BOS - Sou pessimista por natureza. É um facto essa degradação que refere, em que as direitas vão sufragando os menos maus para conter os piores. Os adeptos incondicionais do dr. Salazar passaram a apoiar em 1968 o dr. Marcello Caetano, convencidos de que eram ambos da mesma cepa. No 25 de Abril, por desinformação ou para evitar males maiores, fizeram-se spinolistas. Logo a seguir, com a mesma lógica do menos mau, passaram a delirar com Sá Carneiro. Em 1986 votaram em Freitas do Amaral contra Soares. Mas em 1991, a conselho de Cavaco Silva, votaram em Soares contra os outros. E assim vemos a progressão da “direita sociológica”: evoluíram de Salazar a Mário Soares em menos de um quarto de século. Não estou a brincar. Houve gente que fez mesmo este percurso político.

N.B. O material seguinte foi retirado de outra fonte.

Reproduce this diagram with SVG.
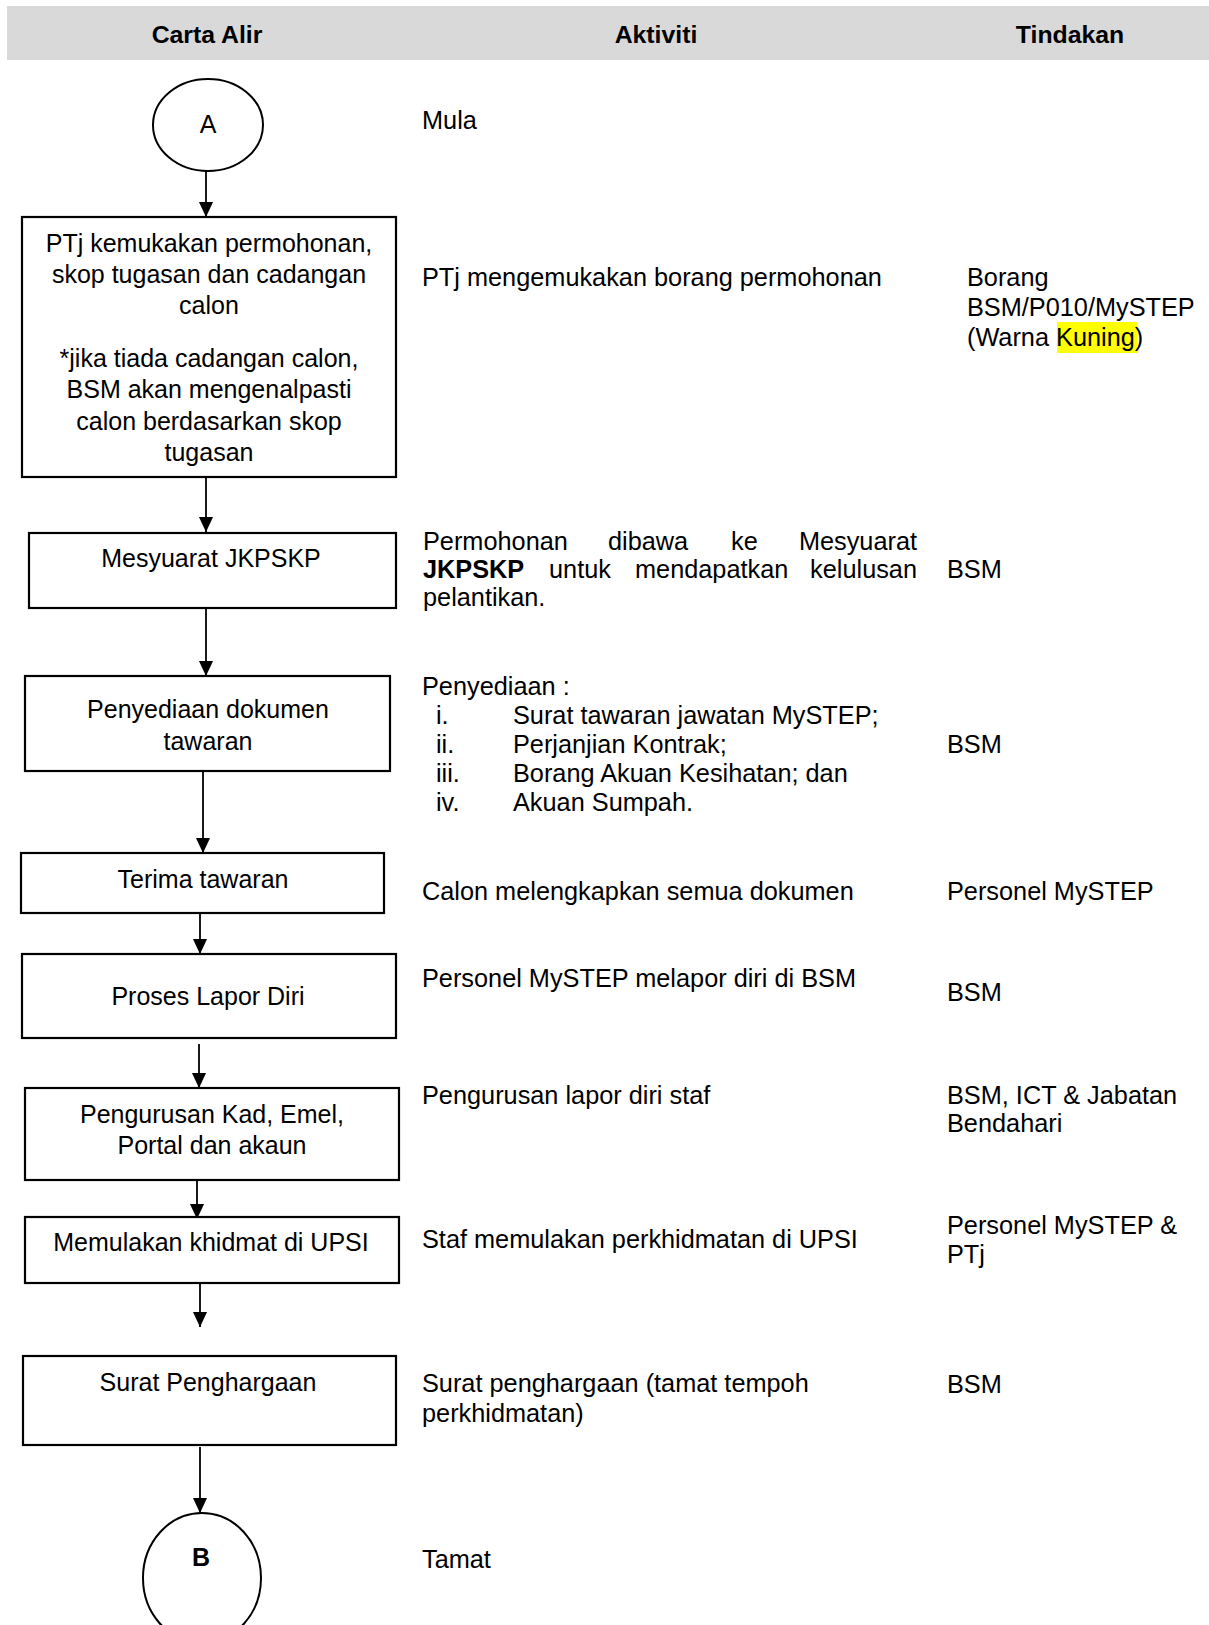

5 - Entrando num terreno que lhe é caro, o da Cultura. Generalizou-se a convicção de que isso é coutada da Esquerda. E o facto conexo a essa convicção, já que, como frequentemente acontece, a convicção criou factos. Contra isso nem vale a pena observar que os grandes criadores estão muito longe de ser de Esquerda - sejam Rilke, Pound, Elliot, Dali ou Pirandello... Os pequenos e médios intelectuais são de Esquerda, e isso tem feito a história. Considera que existem sinais de viragem, ou ao menos de mudança, nessa área?

BOS - A ditadura cultural de esquerda mantém-se. Existem novos meios, como a blogosfera, mas nos principais órgãos a direita continua a ser a caricatura que dela faz a esquerda. Eu não quero ir tão longe como aqueles que afirmam que só há cultura de direita, mas coincido em que os grandes criadores não são de esquerda. Para além dos exemplos que referiu, veja o caso do século XX português: há mais alguém para lá de Pessoa? Onde a esquerda domina é nos pequenos e médios intelectuais, aqueles tipos ignorantes de barbicha e óculos redondos, que coçam a caspa nos cafés da Baixa.

6 - Salientava há pouco tempo o Pacheco Pereira, que tem qualidades de observador arguto, que existe uma cultura radical chic que faz a glória do Bloco de Esquerda e que em muitos aspectos é partilhada desde franjas de extrema-esquerda até sectores identificáveis muito à direita (v. g. o portismo). Eu a esse respeito gosto de dizer que um facto extremamente significativo na política portuguesa é que o Paulo Portas é irmão do Miguel Portas... O fenómeno em causa nota-se se abordarmos certos "temas fracturantes", ou referências culturais, ou visões da história, e da vida. Não o nota presente na blogosfera? O que foi feito da "nova direita" que por aqui pontificava há uns seis anos?

BOS - Anda a fazer pela vida nos órgãos de comunicação da esquerda. Quando os esquerdistas começam a dizer que eles são da direita “moderna” e “inteligente” querem significar com isso que os totós já defendem o aborto, os casamentos gay e emborcaram o discurso contra a xenofobia e outros crimes hediondos. Fora os nacionalistas, que eles não toleram, os nossos “neo-direitistas” toleram tudo e mais alguma coisa. São uns meias-tintas, incapazes de dizer sim ou não. Foram contaminados pelo relativismo. Nunca leram o passo do “Teeteto”, de Platão, em que Sócrates refuta a tese de Protágoras, segundo a qual o homem é a medida de todas as coisas. Para cada um sua verdade, como a peça de Pirandello. Alinho com Bento XVI na crítica ao relativismo. Aliás, a tese de que há tantas verdades quantas as opiniões admite por força a verdade dos que afirmam que ela é errónea, o que é contradição patente. Mas como é que se vai explicar isto à direita “moderna” e “inteligente”?!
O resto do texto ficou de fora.